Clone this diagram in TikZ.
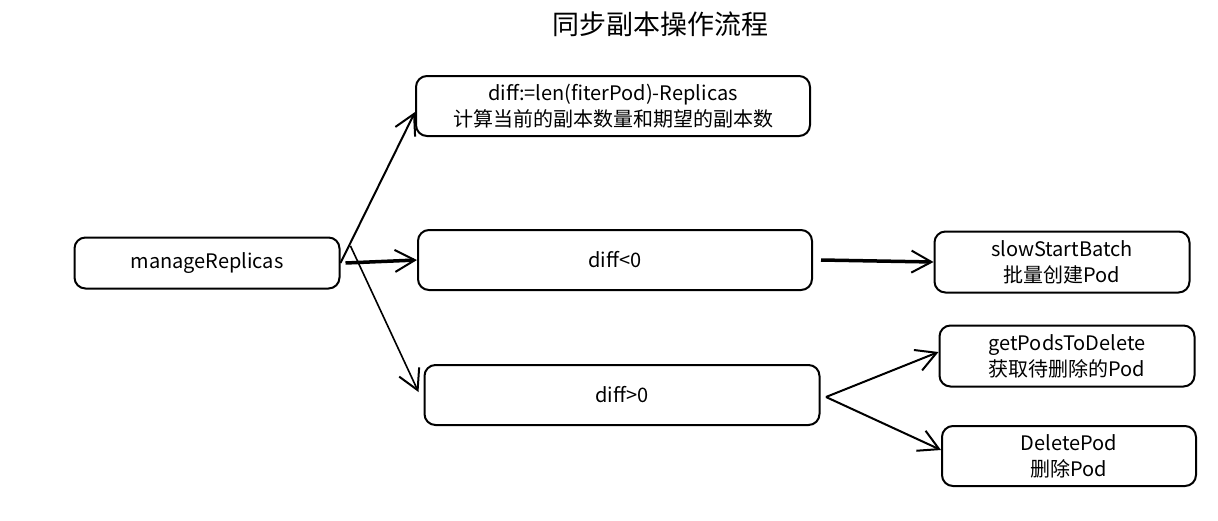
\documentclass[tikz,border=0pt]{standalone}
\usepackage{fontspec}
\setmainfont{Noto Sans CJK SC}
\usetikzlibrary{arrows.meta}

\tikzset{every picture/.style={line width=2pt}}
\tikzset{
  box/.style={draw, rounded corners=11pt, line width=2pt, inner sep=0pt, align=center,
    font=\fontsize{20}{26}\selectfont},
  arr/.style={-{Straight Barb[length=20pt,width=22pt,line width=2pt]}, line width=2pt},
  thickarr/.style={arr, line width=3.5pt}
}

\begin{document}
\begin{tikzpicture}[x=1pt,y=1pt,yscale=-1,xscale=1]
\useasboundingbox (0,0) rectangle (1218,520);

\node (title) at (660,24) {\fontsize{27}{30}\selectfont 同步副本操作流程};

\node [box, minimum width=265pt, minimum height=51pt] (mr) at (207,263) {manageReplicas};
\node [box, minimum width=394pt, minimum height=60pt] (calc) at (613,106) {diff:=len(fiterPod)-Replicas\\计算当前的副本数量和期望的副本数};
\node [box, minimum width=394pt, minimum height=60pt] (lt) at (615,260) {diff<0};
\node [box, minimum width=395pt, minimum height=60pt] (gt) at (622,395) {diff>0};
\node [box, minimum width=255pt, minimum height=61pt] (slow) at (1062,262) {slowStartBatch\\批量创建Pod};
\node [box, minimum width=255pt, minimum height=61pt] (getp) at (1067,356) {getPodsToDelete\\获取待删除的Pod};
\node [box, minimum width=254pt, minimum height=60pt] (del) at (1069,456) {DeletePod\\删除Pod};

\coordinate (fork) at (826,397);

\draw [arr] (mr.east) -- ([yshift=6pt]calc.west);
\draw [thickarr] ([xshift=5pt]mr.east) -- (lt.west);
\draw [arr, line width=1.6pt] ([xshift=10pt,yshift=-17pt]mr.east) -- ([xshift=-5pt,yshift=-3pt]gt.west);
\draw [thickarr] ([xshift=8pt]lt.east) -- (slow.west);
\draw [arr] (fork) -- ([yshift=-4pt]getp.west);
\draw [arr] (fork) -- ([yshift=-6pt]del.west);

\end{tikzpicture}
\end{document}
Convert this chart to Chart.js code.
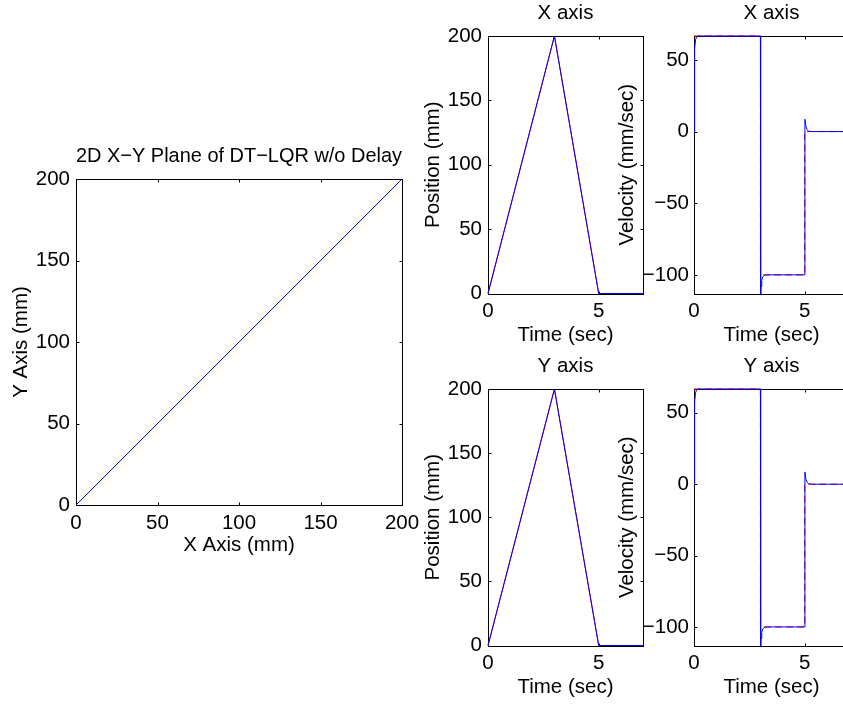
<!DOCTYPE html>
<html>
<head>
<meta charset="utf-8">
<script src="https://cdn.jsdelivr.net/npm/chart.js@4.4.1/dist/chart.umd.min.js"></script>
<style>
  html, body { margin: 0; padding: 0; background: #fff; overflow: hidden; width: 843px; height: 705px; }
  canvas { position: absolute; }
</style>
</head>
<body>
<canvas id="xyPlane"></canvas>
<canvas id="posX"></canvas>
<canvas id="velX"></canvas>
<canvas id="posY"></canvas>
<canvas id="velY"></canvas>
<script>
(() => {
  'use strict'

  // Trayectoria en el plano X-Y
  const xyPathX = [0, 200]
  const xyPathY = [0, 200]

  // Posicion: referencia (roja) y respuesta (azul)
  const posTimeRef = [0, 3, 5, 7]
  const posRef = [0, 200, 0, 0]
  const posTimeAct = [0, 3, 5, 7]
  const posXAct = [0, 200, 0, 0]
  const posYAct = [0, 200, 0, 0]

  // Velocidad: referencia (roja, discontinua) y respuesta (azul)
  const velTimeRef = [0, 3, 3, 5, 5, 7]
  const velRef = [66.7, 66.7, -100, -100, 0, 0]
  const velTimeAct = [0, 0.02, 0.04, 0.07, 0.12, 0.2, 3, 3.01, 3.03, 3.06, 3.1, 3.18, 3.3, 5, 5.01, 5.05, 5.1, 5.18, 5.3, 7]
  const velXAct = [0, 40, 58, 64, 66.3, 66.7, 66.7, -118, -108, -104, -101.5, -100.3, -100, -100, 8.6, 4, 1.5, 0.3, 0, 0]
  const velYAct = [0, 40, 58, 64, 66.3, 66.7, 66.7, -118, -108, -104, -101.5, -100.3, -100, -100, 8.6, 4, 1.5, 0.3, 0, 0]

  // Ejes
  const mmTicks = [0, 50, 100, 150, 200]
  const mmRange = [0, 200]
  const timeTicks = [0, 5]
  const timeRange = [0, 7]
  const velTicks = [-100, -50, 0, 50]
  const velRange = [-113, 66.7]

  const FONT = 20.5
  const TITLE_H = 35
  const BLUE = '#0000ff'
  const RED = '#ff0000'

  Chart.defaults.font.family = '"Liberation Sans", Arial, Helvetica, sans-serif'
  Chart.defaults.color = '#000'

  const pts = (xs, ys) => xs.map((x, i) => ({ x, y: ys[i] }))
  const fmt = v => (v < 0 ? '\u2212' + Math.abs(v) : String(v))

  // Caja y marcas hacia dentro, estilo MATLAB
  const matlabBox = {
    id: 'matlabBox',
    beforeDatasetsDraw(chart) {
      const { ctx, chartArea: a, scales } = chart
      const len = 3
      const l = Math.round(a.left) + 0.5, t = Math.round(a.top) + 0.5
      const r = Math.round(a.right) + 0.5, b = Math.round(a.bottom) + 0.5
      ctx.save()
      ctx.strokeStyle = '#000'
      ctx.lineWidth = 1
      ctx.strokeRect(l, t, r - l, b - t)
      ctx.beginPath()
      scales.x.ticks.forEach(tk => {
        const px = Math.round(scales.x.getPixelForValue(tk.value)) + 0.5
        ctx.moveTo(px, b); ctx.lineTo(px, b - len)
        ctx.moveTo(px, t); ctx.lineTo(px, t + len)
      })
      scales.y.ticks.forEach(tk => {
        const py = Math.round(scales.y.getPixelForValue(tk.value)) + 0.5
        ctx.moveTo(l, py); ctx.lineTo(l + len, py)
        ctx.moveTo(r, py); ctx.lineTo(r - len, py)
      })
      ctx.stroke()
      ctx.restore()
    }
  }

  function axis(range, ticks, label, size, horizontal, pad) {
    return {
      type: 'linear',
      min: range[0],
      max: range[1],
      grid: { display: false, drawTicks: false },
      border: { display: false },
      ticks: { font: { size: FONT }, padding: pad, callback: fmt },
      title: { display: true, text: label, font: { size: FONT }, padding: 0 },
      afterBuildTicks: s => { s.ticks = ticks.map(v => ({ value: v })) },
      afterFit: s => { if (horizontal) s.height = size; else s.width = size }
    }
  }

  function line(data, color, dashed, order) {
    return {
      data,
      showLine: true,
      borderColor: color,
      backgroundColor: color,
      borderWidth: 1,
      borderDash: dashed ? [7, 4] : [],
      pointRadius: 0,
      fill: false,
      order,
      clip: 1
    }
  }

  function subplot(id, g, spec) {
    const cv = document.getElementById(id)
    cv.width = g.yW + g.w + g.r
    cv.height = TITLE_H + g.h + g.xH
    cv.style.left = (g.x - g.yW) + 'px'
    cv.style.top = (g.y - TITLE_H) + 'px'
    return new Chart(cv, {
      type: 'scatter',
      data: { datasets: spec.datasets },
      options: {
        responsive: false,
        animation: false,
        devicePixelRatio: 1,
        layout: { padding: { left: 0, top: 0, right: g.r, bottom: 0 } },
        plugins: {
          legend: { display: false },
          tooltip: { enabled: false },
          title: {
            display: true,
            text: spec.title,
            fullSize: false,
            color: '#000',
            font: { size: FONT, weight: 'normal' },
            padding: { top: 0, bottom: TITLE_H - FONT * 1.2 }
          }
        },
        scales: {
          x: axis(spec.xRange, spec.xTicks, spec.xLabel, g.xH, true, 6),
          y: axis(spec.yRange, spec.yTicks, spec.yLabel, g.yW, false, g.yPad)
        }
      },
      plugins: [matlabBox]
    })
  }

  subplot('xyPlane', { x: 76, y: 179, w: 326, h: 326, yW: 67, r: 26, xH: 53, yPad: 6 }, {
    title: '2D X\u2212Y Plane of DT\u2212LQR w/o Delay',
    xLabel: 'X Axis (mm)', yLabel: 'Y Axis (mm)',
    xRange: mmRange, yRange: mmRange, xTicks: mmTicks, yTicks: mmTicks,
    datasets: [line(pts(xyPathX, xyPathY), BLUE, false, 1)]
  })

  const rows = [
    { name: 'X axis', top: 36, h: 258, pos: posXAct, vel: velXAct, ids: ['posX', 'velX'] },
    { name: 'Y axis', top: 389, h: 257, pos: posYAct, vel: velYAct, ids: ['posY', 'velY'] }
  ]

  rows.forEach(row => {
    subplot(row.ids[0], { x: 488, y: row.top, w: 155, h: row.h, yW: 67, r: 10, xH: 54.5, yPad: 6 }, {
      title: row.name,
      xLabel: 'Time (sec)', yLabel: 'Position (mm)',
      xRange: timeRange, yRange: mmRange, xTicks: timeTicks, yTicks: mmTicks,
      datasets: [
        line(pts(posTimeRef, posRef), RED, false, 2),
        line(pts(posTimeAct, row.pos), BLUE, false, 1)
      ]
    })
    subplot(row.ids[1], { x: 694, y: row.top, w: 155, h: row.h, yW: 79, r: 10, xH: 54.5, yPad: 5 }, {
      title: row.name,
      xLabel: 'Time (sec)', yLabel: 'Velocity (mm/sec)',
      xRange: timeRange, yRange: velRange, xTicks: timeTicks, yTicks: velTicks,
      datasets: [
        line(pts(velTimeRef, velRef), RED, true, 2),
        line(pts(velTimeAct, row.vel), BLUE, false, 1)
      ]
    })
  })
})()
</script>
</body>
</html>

- REQUIREMENTS
List all lines in the material containing the string "this".

- EXERCISE RESPONSE
Clone this diagram in TikZ.
Convert this chart to Chart.js code.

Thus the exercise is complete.